Die Weihnachtsbaum-Posse

Genug der Aufregung. Dafür ist das Agnesviertel zu friedlich, fast schon idyllisch. Auch wenn die Immobilienpreise durch die Decke schießen und alle fürchten, dass eines Tages die Mischung darunter leiden könne. Rogler wohnt in der Merlostraße, hat dort vor fünf Jahren eine Eigentumswohnung erworben. Ein Neubau, mit Aufzug, "weil ich jetzt auch in dem Alter bin, wo man keine sechs Treppen mehr hoch kommt". Mit seiner Frau habe er lange überlegt, ob das Viertel den Preis auch wert sei. "Meine Wohnung war auch schon sehr teuer. Unter mir hat einer gekauft, der war Manager bei Ford und ist jetzt nach Marseille versetzt worden. Der hat in fünf Jahren 15 Prozent Plus gemacht. Das Ding zischt hier hoch ohne Ende."

Ein paar Sorgen müsse man sich nur um die Neusser Straße machen. Viele Läden seien kaputt gegangen und dann "kommt da wieder mal ein Backshop rein". Zwischen dem Neusser Platz und dem Ebertplatz könne man schon sieben Mal belegte Brötchen kaufen. Und Kaffee to go, jetzt auch zum Mitnehmen. "Ich habe keine Ahnung, wer das alles braucht."

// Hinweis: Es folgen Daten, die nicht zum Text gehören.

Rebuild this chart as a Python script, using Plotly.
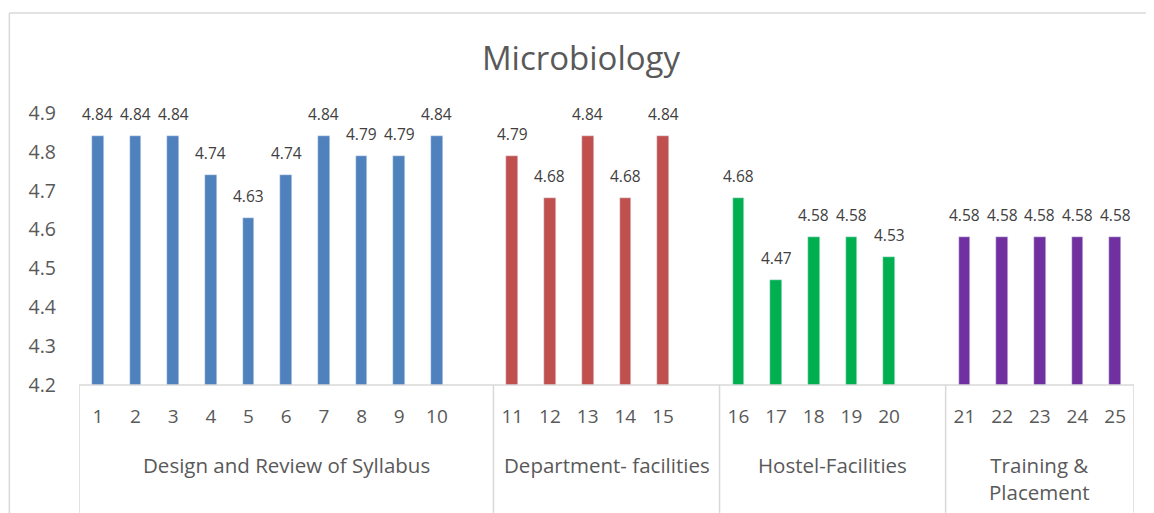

Doch auch die Neusser Straße habe ihren Charme. Die Kneipe neben "Schlecker", das Sion an der Agneskirche, sei beispielsweise ein ähnlich legendärer Laden wie das Balthasar gegenüber. "Da sitzen dann die Damen, die sich morgens um acht schon den Cognac reinhauen. Sehr gepflegt, die wollen nur nicht auffallen. Da gehe ich auch mal gerne hin."

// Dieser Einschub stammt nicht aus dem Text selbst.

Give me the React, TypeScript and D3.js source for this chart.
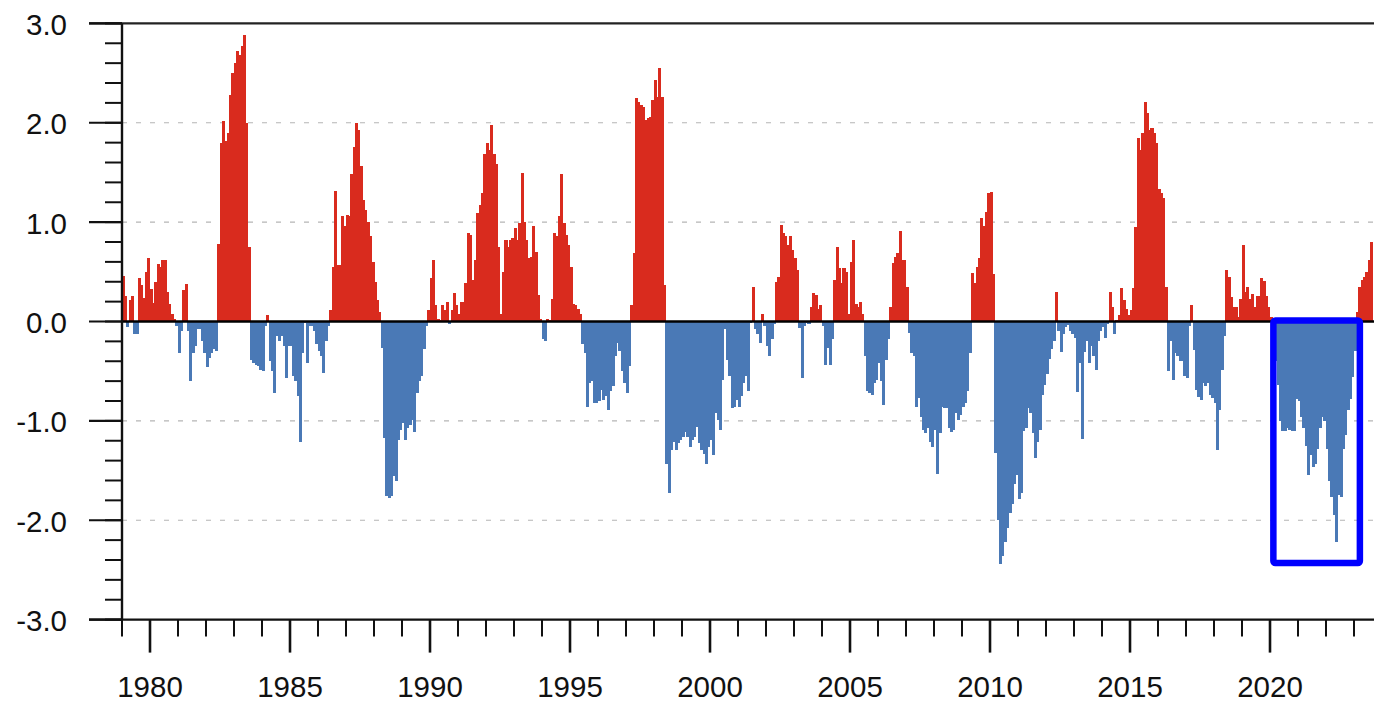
import React from "react";
import * as d3 from "d3";

// Monthly index values, Jan 1979 onward (one row per year)
const startYear = 1979;
const monthlyIndex: number[] = [
  // 1979
  0.46, 0.26, -0.06, 0.22, 0.26, -0.13, -0.13, 0.44, 0.37, 0.24, 0.5, 0.64,
  // 1980
  0.33, 0.19, 0.4, 0.58, 0.55, 0.62, 0.62, 0.3, 0.18, 0.08, 0.03, -0.05,
  // 1981
  -0.32, -0.1, 0.32, 0.38, -0.1, -0.6, -0.32, -0.25, -0.08, -0.08, -0.2, -0.32,
  // 1982
  -0.46, -0.37, -0.32, -0.28, -0.3, 0.78, 1.8, 2.02, 1.82, 1.9, 2.28, 2.5,
  // 1983
  2.6, 2.72, 2.68, 2.77, 2.88, 2.0, 0.75, -0.39, -0.42, -0.44, -0.45, -0.49,
  // 1984
  -0.5, -0.05, 0.07, -0.4, -0.5, -0.72, -0.15, -0.2, -0.15, -0.25, -0.57, -0.25,
  // 1985
  -0.25, -0.55, -0.6, -0.75, -1.21, -0.32, -0.02, -0.42, -0.05, -0.05, -0.1, -0.23,
  // 1986
  -0.3, -0.35, -0.52, -0.2, -0.05, 0.12, 0.55, 1.31, 0.57, 0.57, 1.06, 0.96,
  // 1987
  1.07, 1.06, 1.48, 1.76, 2.0, 1.93, 1.56, 1.22, 1.12, 1.0, 0.86, 0.6,
  // 1988
  0.4, 0.22, 0.1, -0.27, -1.17, -1.76, -1.78, -1.76, -1.55, -1.61, -1.19, -1.09,
  // 1989
  -1.02, -1.19, -1.07, -1.04, -0.99, -1.11, -0.72, -0.6, -0.55, -0.28, -0.05, 0.12,
  // 1990
  0.44, 0.62, 0.17, 0.03, 0.02, 0.17, 0.12, 0.2, -0.03, 0.12, 0.29, 0.17,
  // 1991
  0.08, 0.2, 0.2, 0.39, 0.89, 0.87, 0.42, 0.62, 1.09, 1.17, 1.29, 1.69,
  // 1992
  1.8, 1.73, 1.98, 1.69, 1.59, 0.75, 0.08, 0.5, 0.82, 0.75, 0.82, 0.84,
  // 1993
  0.94, 0.82, 0.99, 1.49, 1.0, 0.82, 0.64, 0.65, 0.96, 0.7, 0.27, 0.03,
  // 1994
  -0.18, -0.2, 0.03, 0.02, 0.23, 0.89, 0.86, 1.06, 1.48, 0.99, 0.87, 0.77,
  // 1995
  0.55, 0.18, 0.17, 0.13, 0.08, -0.23, -0.32, -0.86, -0.62, -0.6, -0.82, -0.82,
  // 1996
  -0.8, -0.69, -0.79, -0.75, -0.89, -0.7, -0.65, -0.35, -0.22, -0.3, -0.5, -0.62,
  // 1997
  -0.72, -0.45, 0.17, 0.69, 2.25, 2.21, 2.18, 2.16, 2.03, 2.05, 2.06, 2.23,
  // 1998
  2.43, 2.26, 2.55, 2.26, 0.37, -1.43, -1.73, -1.29, -1.21, -1.29, -1.22, -1.19,
  // 1999
  -1.16, -1.11, -1.16, -1.26, -1.19, -1.16, -1.06, -1.22, -1.29, -1.33, -1.43, -1.26,
  // 2000
  -1.19, -1.34, -0.92, -0.99, -1.09, -0.59, -0.08, -0.39, -0.55, -0.87, -0.86, -0.79,
  // 2001
  -0.86, -0.75, -0.62, -0.55, -0.7, -0.02, 0.35, -0.08, -0.13, -0.22, 0.08, -0.05,
  // 2002
  -0.25, -0.35, -0.18, -0.03, 0.4, 0.45, 0.97, 0.89, 0.86, 0.77, 0.86, 0.72,
  // 2003
  0.64, 0.52, -0.07, -0.57, -0.05, -0.02, -0.03, 0.15, 0.29, 0.27, 0.13, 0.17,
  // 2004
  -0.05, -0.44, -0.27, -0.44, -0.18, 0.42, 0.75, 0.54, 0.39, 0.54, 0.5, 0.08,
  // 2005
  0.6, 0.82, 0.18, 0.15, 0.2, 0.08, -0.35, -0.7, -0.72, -0.74, -0.62, -0.59,
  // 2006
  -0.42, -0.6, -0.84, -0.39, -0.18, 0.15, 0.59, 0.65, 0.69, 0.91, 0.62, 0.62,
  // 2007
  0.35, -0.12, -0.32, -0.35, -0.86, -0.77, -0.96, -1.09, -1.12, -1.07, -1.21, -1.26,
  // 2008
  -1.09, -1.53, -1.12, -0.86, -0.87, -0.87, -1.07, -1.11, -1.09, -0.92, -0.99, -0.94,
  // 2009
  -0.86, -0.82, -0.7, -0.32, 0.49, 0.39, 0.55, 0.64, 1.04, 0.96, 1.1, 1.29,
  // 2010
  1.3, 0.48, -1.32, -2.0, -2.44, -2.36, -2.22, -2.08, -1.93, -1.84, -1.64, -1.54,
  // 2011
  -1.79, -1.73, -1.1, -1.07, -0.87, -0.92, -1.12, -1.37, -1.21, -1.09, -0.74, -0.64,
  // 2012
  -0.53, -0.38, -0.28, -0.2, 0.3, -0.1, -0.31, -0.13, -0.06, -0.04, -0.1, -0.13,
  // 2013
  -0.17, -0.71, -0.42, -1.18, -0.31, -0.2, -0.42, -0.25, -0.35, -0.49, -0.2, -0.1,
  // 2014
  -0.06, -0.17, -0.03, 0.3, 0.15, -0.13, 0.02, 0.07, 0.34, 0.22, 0.13, 0.07,
  // 2015
  0.12, 0.34, 0.95, 1.85, 1.73, 1.9, 2.21, 2.1, 1.93, 1.95, 1.9, 1.8,
  // 2016
  1.33, 1.29, 1.24, 0.35, -0.5, -0.2, -0.59, -0.32, -0.35, -0.4, -0.4, -0.55,
  // 2017
  -0.57, -0.05, 0.17, -0.29, -0.69, -0.76, -0.79, -0.62, -0.65, -0.62, -0.74, -0.77,
  // 2018
  -0.82, -1.29, -0.89, -0.49, -0.15, 0.52, 0.45, 0.25, 0.15, 0.15, 0.05, 0.23,
  // 2019
  0.77, 0.3, 0.35, 0.23, 0.28, 0.15, 0.26, 0.26, 0.44, 0.41, 0.26, 0.15,
  // 2020
  0.05, -0.2, -0.4, -0.64, -1.0, -1.1, -1.1, -1.07, -1.09, -1.1, -1.1, -0.78,
  // 2021
  -0.8, -0.96, -1.07, -1.25, -1.54, -1.34, -1.46, -1.43, -1.28, -1.07, -0.96, -1.0,
  // 2022
  -1.28, -1.61, -1.77, -1.95, -2.22, -1.75, -1.77, -1.28, -1.14, -0.89, -0.78, -0.56,
  // 2023
  -0.3, 0.1, 0.35, 0.42, 0.45, 0.5, 0.62, 0.8,
];

const yMajorTicks = [-3, -2, -1, 0, 1, 2, 3];
const gridValues = [-2, -1, 1, 2];
const xLabelYears = [1980, 1985, 1990, 1995, 2000, 2005, 2010, 2015, 2020];
const xTickYears = d3.range(1979, 2024);

// highlighted period (blue frame), in data units
const highlightStart = 2020.12;
const highlightEnd = 2023.21;
const highlightTop = 0.01;
const highlightBottom = -2.43;

const W = 1374;
const H = 702;
const RED = "#d92b1e";
const BLUE = "#4a79b6";
const FONT = "'Liberation Sans', Arial, Helvetica, sans-serif";

export default function App() {
  const x = d3.scaleLinear().domain([1979, 2024]).range([122, 1382]);
  const y = d3.scaleLinear().domain([-3, 3]).range([619.6, 23.4]);
  const x0 = x(1979);
  const minorY = d3.range(-3, 3.0001, 0.2).map((v) => Math.round(v * 10) / 10);
  const fmt = (v: number) => (Math.abs(v) < 1e-9 ? "0.0" : v.toFixed(1));

  return (
    <div style={{ position: "fixed", left: 0, top: 0 }}>
      <svg width={W} height={H} style={{ display: "block", background: "#fff" }}>
        {/* grid */}
        {gridValues.map((g) => (
          <line
            key={"g" + g}
            x1={x0}
            x2={W}
            y1={y(g)}
            y2={y(g)}
            stroke="#b5b5b5"
            strokeWidth={1.2}
            strokeDasharray="5 9"
          />
        ))}
        {/* bars */}
        <g shapeRendering="crispEdges">
          {monthlyIndex.map((v, i) => {
            const t = startYear + i / 12;
            const bx = Math.floor(x(t));
            const bx2 = Math.ceil(x(t + 1 / 12));
            const top = v >= 0 ? y(v) : y(0);
            const h = Math.abs(y(v) - y(0));
            return (
              <rect
                key={"b" + i}
                x={bx}
                y={top}
                width={bx2 - bx}
                height={h}
                fill={v >= 0 ? RED : BLUE}
              />
            );
          })}
        </g>
        {/* zero line */}
        <line x1={x0} x2={W} y1={y(0)} y2={y(0)} stroke="#000" strokeWidth={2.4} />
        {/* frame */}
        <line x1={89} x2={W} y1={y(3)} y2={y(3)} stroke="#222" strokeWidth={2.2} />
        <line x1={89} x2={W} y1={y(-3)} y2={y(-3)} stroke="#111" strokeWidth={2.4} />
        <line x1={x0} x2={x0} y1={y(3)} y2={y(-3)} stroke="#111" strokeWidth={2.4} />
        {/* y ticks */}
        {minorY.map((v) => (
          <line
            key={"ym" + v}
            x1={x0 - 17}
            x2={x0}
            y1={y(v)}
            y2={y(v)}
            stroke="#111"
            strokeWidth={2}
          />
        ))}
        {yMajorTicks.map((v) => (
          <line
            key={"yM" + v}
            x1={89}
            x2={x0}
            y1={y(v)}
            y2={y(v)}
            stroke="#111"
            strokeWidth={2.2}
          />
        ))}
        {yMajorTicks.map((v) => (
          <text
            key={"yl" + v}
            x={67}
            y={y(v) + 11.5}
            textAnchor="end"
            fontFamily={FONT}
            fontSize={29.5}
            fill="#111"
          >
            {fmt(v)}
          </text>
        ))}
        {/* x ticks */}
        {xTickYears.map((yr) => {
          const major = yr % 5 === 0;
          return (
            <line
              key={"xt" + yr}
              x1={x(yr)}
              x2={x(yr)}
              y1={y(-3)}
              y2={y(-3) + (major ? 33 : 17)}
              stroke="#111"
              strokeWidth={major ? 2.6 : 2}
            />
          );
        })}
        {xLabelYears.map((yr) => (
          <text
            key={"xl" + yr}
            x={x(yr)}
            y={697}
            textAnchor="middle"
            fontFamily={FONT}
            fontSize={29.5}
            fill="#111"
          >
            {yr}
          </text>
        ))}
        {/* highlight frame */}
        <rect
          x={x(highlightStart)}
          y={y(highlightTop)}
          width={x(highlightEnd) - x(highlightStart)}
          height={y(highlightBottom) - y(highlightTop)}
          fill="none"
          stroke="#0000ff"
          strokeWidth={6.5}
          rx={2}
        />
      </svg>
    </div>
  );
}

Fast hat man den Eindruck, als verlasse Rogler sein Agnesviertel nur, wenn es unbedingt sein muss. Für einen Auftritt bei Stratmanns Kneipentheater im Pott oder wenn er mit dem aktuellen Programm "Stimmung" durch die Republik tourt. Ansonsten gibt´s den Rogler im Veedel. Bis zum Sudermanplatz, weil dort der Wochenmarkt ist. Oder runter zum Rhein. "Die Grenze ist der Ebertplatz. Da komme ich nicht rüber. Auch zum Zoo geht man nicht. Das ist Riehl, da ist tote Hose."

Was ihm gefällt, ist die Dreiteilung, die klaren sozialen Strukturen, die sich bis heute erhalten hätten. Das noble Bankenviertel auf der Rheinseite. Das Viertel um das Oberlandesgericht bis zur Neusser Straße, wo früher die Gerichtspräsidenten und die Oberstaatsanwälte wohnten. Deshalb auch die schönen Häuser. Und die Wohnungen der einfachen Leute jenseits der Neusser, rund um die Alte Feuerwache. Doch jetzt müsse es genug sein. Mittagszeit. "Den Rest schafft ihr ohne mich." Rogler entert das Stüsser, seine Stammkneipe, seit das Harvey´s zu ist. Einen Happen essen. Und eine Weinschorle trinken.